Inside one TV-ad law firm

William K. Mattar, 43, of Buffalo “has built a substantial auto-injury practice through the estimated $2 million he spends each year on ads produced by CJ Advertising in Nashville, Tenn.” Now three lawyers who worked for Mattar have quit in acrimonious circumstances, providing a look inside the firm’s workings. Joseph Bergen said Mattar had admitted never having tried a case and had never taken a client deposition in the nine years Bergen had worked with the firm. As business poured in from TV viewers, the lawyers say, Mattar stopped using his staff lawyers to screen the cases for likely merit, instead devolving that task on a call center in Tennessee. Meanwhile, the staff lawyers’ caseloads swelled to more than 200 cases apiece, along with which came “increased pressure from Mattar to settle a minimum of two to three cases a week each,” whether or not the lawyers felt the cases were in an appropriate posture to settle. The three are setting up their own personal-injury firm, and Mattar depicts them as disgruntled employees who are misleading clients in hopes of taking away business from him. (Michael Beebe, “Mattar’s 3 trial lawyers quit”, Buffalo News, Oct. 25; “Mattar says lawyers conspired to steal clients”, Nov. 1; Martha Neil, “Former PI Colleagues Now Battling in Buffalo”, ABA Journal, Nov. 1). For some reason the Buffalo-Rochester area has generated a steady stream of colorful stories about law firms with saturation TV-ad budgets, sometimes coupled with factory-line methods; see our earlier coverage of Cellino & Barnes/The Barnes Firm and the now-retired Jim (“The Hammer”) Shapiro, of “hand you their severed heads” fame, who conceded in a deposition that he had never tried a case.

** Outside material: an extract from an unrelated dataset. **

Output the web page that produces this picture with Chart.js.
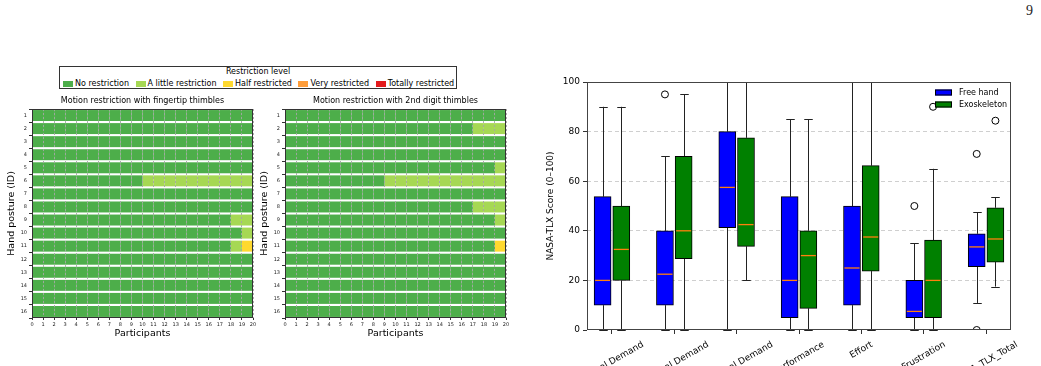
<!DOCTYPE html>
<html>
<head>
<meta charset="utf-8">
<script src="https://cdn.jsdelivr.net/npm/chart.js@4.4.0/dist/chart.umd.min.js"></script>
<style>
  body { margin: 0; background: #fff; width: 1041px; height: 366px; overflow: hidden; position: relative; font-family: "DejaVu Sans", sans-serif; }
  canvas { position: absolute; }
  #pageNum { position: absolute; left: 1026px; top: 4px; font: 14px "Liberation Serif", serif; line-height: 14px; color: #222; }
  #levelLegend { position: absolute; left: 59px; top: 66px; width: 396px; height: 21px; border: 1px solid #333; font-size: 8px; color: #000; }
  #levelLegend .ttl { position: absolute; left: 0; right: 0; top: 0; text-align: center; line-height: 10px; }
  #levelLegend .row { position: absolute; left: 3px; top: 12px; display: flex; align-items: center; white-space: nowrap; line-height: 10px; }
  #levelLegend .item { display: flex; align-items: center; margin-right: 6.5px; }
  #levelLegend i { display: inline-block; width: 10px; height: 6px; margin-right: 2px; }
</style>
</head>
<body>
<div id="pageNum">9</div>
<div id="levelLegend"><div class="ttl">Restriction level</div><div class="row"></div></div>
<canvas id="heatTip" width="262" height="252" style="left:0;top:92px"></canvas>
<canvas id="heatDigit" width="262" height="252" style="left:253px;top:92px"></canvas>
<canvas id="tlxBox" width="511" height="296" style="left:530px;top:70px"></canvas>
<script>
// restriction levels
const levels = ['No restriction', 'A little restriction', 'Half restricted', 'Very restricted', 'Totally restricted'];
const levelColors = ['#4dae4a', '#a6d854', '#ffd92f', '#ff9d3a', '#e41a1c'];
const postures = ['1', '2', '3', '4', '5', '6', '7', '8', '9', '10', '11', '12', '13', '14', '15', '16'];
const participants = [0, 1, 2, 3, 4, 5, 6, 7, 8, 9, 10, 11, 12, 13, 14, 15, 16, 17, 18, 19];

// one string per hand posture, one digit (level index) per participant
const fingertipLevels = [
  '00000000000000000000',
  '00000000000000000000',
  '00000000000000000000',
  '00000000000000000000',
  '00000000000000000000',
  '00000000001111111111',
  '00000000000000000000',
  '00000000000000000000',
  '00000000000000000011',
  '00000000000000000001',
  '00000000000000000012',
  '00000000000000000000',
  '00000000000000000000',
  '00000000000000000000',
  '00000000000000000000',
  '00000000000000000000'
];
const digitLevels = [
  '00000000000000000000',
  '00000000000000000111',
  '00000000000000000000',
  '00000000000000000000',
  '00000000000000000001',
  '00000000011111111111',
  '00000000000000000000',
  '00000000000000000111',
  '00000000000000000001',
  '00000000000000000000',
  '00000000000000000002',
  '00000000000000000000',
  '00000000000000000000',
  '00000000000000000000',
  '00000000000000000000',
  '00000000000000000000'
];

// NASA-TLX box plot
const tlxDims = ['Mental Demand', 'Physical Demand', 'Temporal Demand', 'Performance', 'Effort', 'Frustration', 'NASA_TLX_Total'];
const tlxPos = [1, 2, 3, 4, 5, 6, 7];
const freeMin = [0, 0, 0, 0, 0, 0, 10.9];
const freeQ1 = [10, 10, 41.25, 5, 10, 5, 25.5];
const freeMed = [20, 22.5, 57.5, 20, 25, 7.5, 33.5];
const freeQ3 = [53.75, 40, 80, 53.75, 50, 20, 38.8];
const freeMax = [90, 70, 100, 85, 100, 35, 47.5];
const freeOutliers = [[], [95], [], [], [], [50], [71, 0]];
const exoMin = [0, 0, 20, 0, 0, 0, 17.5];
const exoQ1 = [20, 28.75, 33.75, 8.75, 23.75, 5, 27.4];
const exoMed = [32.5, 40, 42.5, 30, 37.5, 20, 36.7];
const exoQ3 = [50, 70, 77.5, 40, 66.25, 36.25, 49.3];
const exoMax = [90, 95, 100, 85, 100, 65, 53.5];
const exoOutliers = [[], [], [], [], [], [90], [84.4]];

Chart.defaults.font.family = '"DejaVu Sans", sans-serif';
Chart.defaults.color = '#000';

// level legend (shared by both heat maps)
const legendRow = document.querySelector('#levelLegend .row');
levels.forEach((name, k) => {
  const item = document.createElement('span');
  item.className = 'item';
  item.innerHTML = '<i style="background:' + levelColors[k] + '"></i>' + name;
  legendRow.appendChild(item);
});

// axes frame
const frame = {
  id: 'frame',
  afterDraw(chart, args, opts) {
    const a = chart.chartArea, ctx = chart.ctx;
    ctx.save();
    ctx.strokeStyle = opts.color || '#333';
    ctx.lineWidth = 1;
    ctx.strokeRect(Math.round(a.left) + 0.5, Math.round(a.top) + 0.5, Math.round(a.right - a.left) - 1, Math.round(a.bottom - a.top) - 1);
    ctx.restore();
  }
};

function heatChart(id, title, grid) {
  const datasets = participants.map((p, j) => ({
    label: 'P' + (p + 1),
    data: grid.map(() => [p, p + 1]),
    backgroundColor: grid.map(row => levelColors[+row[j]]),
    borderWidth: 0,
    barPercentage: 0.84,
    categoryPercentage: 1,
    grouped: false
  }));
  new Chart(document.getElementById(id), {
    type: 'bar',
    data: { labels: postures, datasets: datasets },
    options: {
      indexAxis: 'y',
      responsive: false,
      animation: false,
      layout: { padding: { right: 9 } },
      plugins: {
        legend: { display: false },
        tooltip: { enabled: false },
        title: { display: true, text: title, fullSize: false, font: { size: 8, weight: 'normal' }, padding: { top: 4, bottom: 3.4 } },
        frame: { color: '#333' }
      },
      scales: {
        x: {
          type: 'linear', min: 0, max: 20,
          ticks: { stepSize: 1, font: { size: 5 }, color: '#222', padding: 2, maxRotation: 0, autoSkip: false },
          grid: { color: 'rgba(165,165,165,0.9)', z: 1, tickLength: 2, tickColor: '#333' },
          border: { display: false, dash: [2, 2] },
          title: { display: true, text: 'Participants', font: { size: 9.5 }, padding: { top: 0, bottom: 4.3 } },
          afterFit(s) { s.height = 26; }
        },
        y: {
          ticks: { font: { size: 5 }, color: '#222', padding: 2, autoSkip: false },
          grid: { drawOnChartArea: false, tickLength: 3, tickColor: '#333' },
          border: { display: false },
          title: { display: true, text: 'Hand posture (ID)', font: { size: 9.5 }, padding: { top: 6.3, bottom: 0 } },
          afterFit(s) { s.width = 32; }
        }
      }
    },
    plugins: [frame]
  });
}

heatChart('heatTip', 'Motion restriction with fingertip thimbles', fingertipLevels);
heatChart('heatDigit', 'Motion restriction with 2nd digit thimbles', digitLevels);

// box plot
const groupShift = 0.15;
const boxSeries = [
  { label: 'Free hand', color: '#0000ff', shift: -groupShift, min: freeMin, q1: freeQ1, med: freeMed, q3: freeQ3, max: freeMax, out: freeOutliers },
  { label: 'Exoskeleton', color: '#008000', shift: groupShift, min: exoMin, q1: exoQ1, med: exoMed, q3: exoQ3, max: exoMax, out: exoOutliers }
];

const boxDatasets = boxSeries.map(s => ({
  label: s.label,
  data: tlxPos.map((p, i) => ({ x: p + s.shift, y: [s.q1[i], s.q3[i]] })),
  backgroundColor: s.color,
  borderColor: '#000',
  borderWidth: 1,
  borderSkipped: false,
  barThickness: 17,
  grouped: false
}));

const outlierPoints = [];
boxSeries.forEach(s => {
  s.out.forEach((vals, i) => vals.forEach(v => outlierPoints.push({ x: tlxPos[i] + s.shift, y: v })));
});

function seg(ctx, x1, y1, x2, y2) {
  ctx.beginPath();
  ctx.moveTo(x1, y1);
  ctx.lineTo(x2, y2);
  ctx.stroke();
}

const boxGlyphs = {
  id: 'boxGlyphs',
  beforeDatasetsDraw(chart) {
    const ctx = chart.ctx, y = chart.scales.y;
    ctx.save();
    ctx.strokeStyle = '#222';
    ctx.lineWidth = 1;
    boxSeries.forEach((s, di) => {
      chart.getDatasetMeta(di).data.forEach((bar, i) => {
        const x = Math.round(bar.x) + 0.5, cap = bar.width / 4;
        const yMin = y.getPixelForValue(s.min[i]), yMax = y.getPixelForValue(s.max[i]);
        seg(ctx, x, y.getPixelForValue(s.q1[i]), x, yMin);
        seg(ctx, x, y.getPixelForValue(s.q3[i]), x, yMax);
        seg(ctx, x - cap, Math.round(yMin) + 0.5, x + cap, Math.round(yMin) + 0.5);
        seg(ctx, x - cap, Math.round(yMax) + 0.5, x + cap, Math.round(yMax) + 0.5);
      });
    });
    ctx.restore();
  },
  afterDatasetsDraw(chart) {
    const ctx = chart.ctx, y = chart.scales.y;
    ctx.save();
    ctx.strokeStyle = '#ff7f0e';
    ctx.lineWidth = 1.3;
    boxSeries.forEach((s, di) => {
      chart.getDatasetMeta(di).data.forEach((bar, i) => {
        const ym = y.getPixelForValue(s.med[i]);
        seg(ctx, bar.x - bar.width / 2 + 1, ym, bar.x + bar.width / 2 - 1, ym);
      });
    });
    ctx.restore();
  },
  afterDraw(chart) {
    const ctx = chart.ctx, a = chart.chartArea, xs = chart.scales.x;
    // legend
    ctx.save();
    ctx.font = '8px "DejaVu Sans"';
    ctx.textBaseline = 'middle';
    boxSeries.forEach((s, k) => {
      const lx = a.right - 76, ly = a.top + 7.5 + k * 12;
      ctx.fillStyle = s.color;
      ctx.fillRect(lx, ly, 17, 6);
      ctx.strokeStyle = '#000';
      ctx.lineWidth = 1;
      ctx.strokeRect(lx + 0.5, ly + 0.5, 16, 5);
      ctx.fillStyle = '#000';
      ctx.fillText(s.label, lx + 24, ly + 3.3);
    });
    // slanted category labels, centred on their ticks
    const ang = 30 * Math.PI / 180, fs = 9;
    ctx.font = fs + 'px "DejaVu Sans"';
    ctx.textAlign = 'center';
    tlxDims.forEach((lab, i) => {
      const w = ctx.measureText(lab).width;
      const bh = w * Math.sin(ang) + fs * Math.cos(ang);
      ctx.save();
      ctx.translate(xs.getPixelForValue(tlxPos[i]), a.bottom + 10 + bh / 2);
      ctx.rotate(-ang);
      ctx.fillText(lab, 0, 0);
      ctx.restore();
    });
    ctx.restore();
  }
};

new Chart(document.getElementById('tlxBox'), {
  type: 'bar',
  data: {
    datasets: [
      ...boxDatasets,
      {
        type: 'scatter',
        label: 'Outliers',
        data: outlierPoints,
        pointRadius: 3.5,
        pointBackgroundColor: 'rgba(0,0,0,0)',
        pointBorderColor: '#000',
        pointBorderWidth: 1,
        clip: 0
      }
    ]
  },
  options: {
    responsive: false,
    animation: false,
    layout: { padding: { top: 12, right: 30 } },
    plugins: {
      legend: { display: false },
      tooltip: { enabled: false },
      frame: { color: '#444' }
    },
    scales: {
      x: {
        type: 'linear', min: 0.6, max: 7.4, offset: false,
        afterBuildTicks(s) { s.ticks = tlxPos.map(v => ({ value: v })); },
        ticks: { color: 'rgba(0,0,0,0)', maxRotation: 0, autoSkip: false },
        grid: { drawOnChartArea: false, tickLength: 4, tickColor: '#333', offset: false },
        border: { display: false },
        afterFit(s) { s.height = 36; }
      },
      y: {
        min: 0, max: 100,
        ticks: { stepSize: 20, font: { size: 9 }, padding: 3 },
        grid: {
          color: c => (c.tick && (c.tick.value === 0 || c.tick.value === 100)) ? 'rgba(0,0,0,0)' : '#cfcfcf',
          tickLength: 4, tickColor: '#333'
        },
        border: { display: false, dash: [4, 3] },
        title: { display: true, text: 'NASA-TLX Score (0–100)', font: { size: 9 }, padding: { top: 15.6, bottom: 0 } },
        afterFit(s) { s.width = 57; }
      }
    }
  },
  plugins: [frame, boxGlyphs]
});
</script>
</body>
</html>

  • It seems to me the recently-departed lawyers have admitted to malpractice and breaches of ethical duties. A lawyer who settles a case too soon does not act in his client’s best interest, since early settlement does not maximize gain. Funny how they are presenting themselves out to be the victims.

  • Mike,

    If their boss was threatening to fire them if they didn’t do such, and they quit rather than continue the practice, then yes, they are primarily victims. They shouldn’t have settled ANY cases early, granted, but they have quit their jobs to avoid continuing to do so, and are publicly pointing out the unethical behavior of their employer.

    That’s the right thing to do (though maybe a bit later than would be ethically flawless).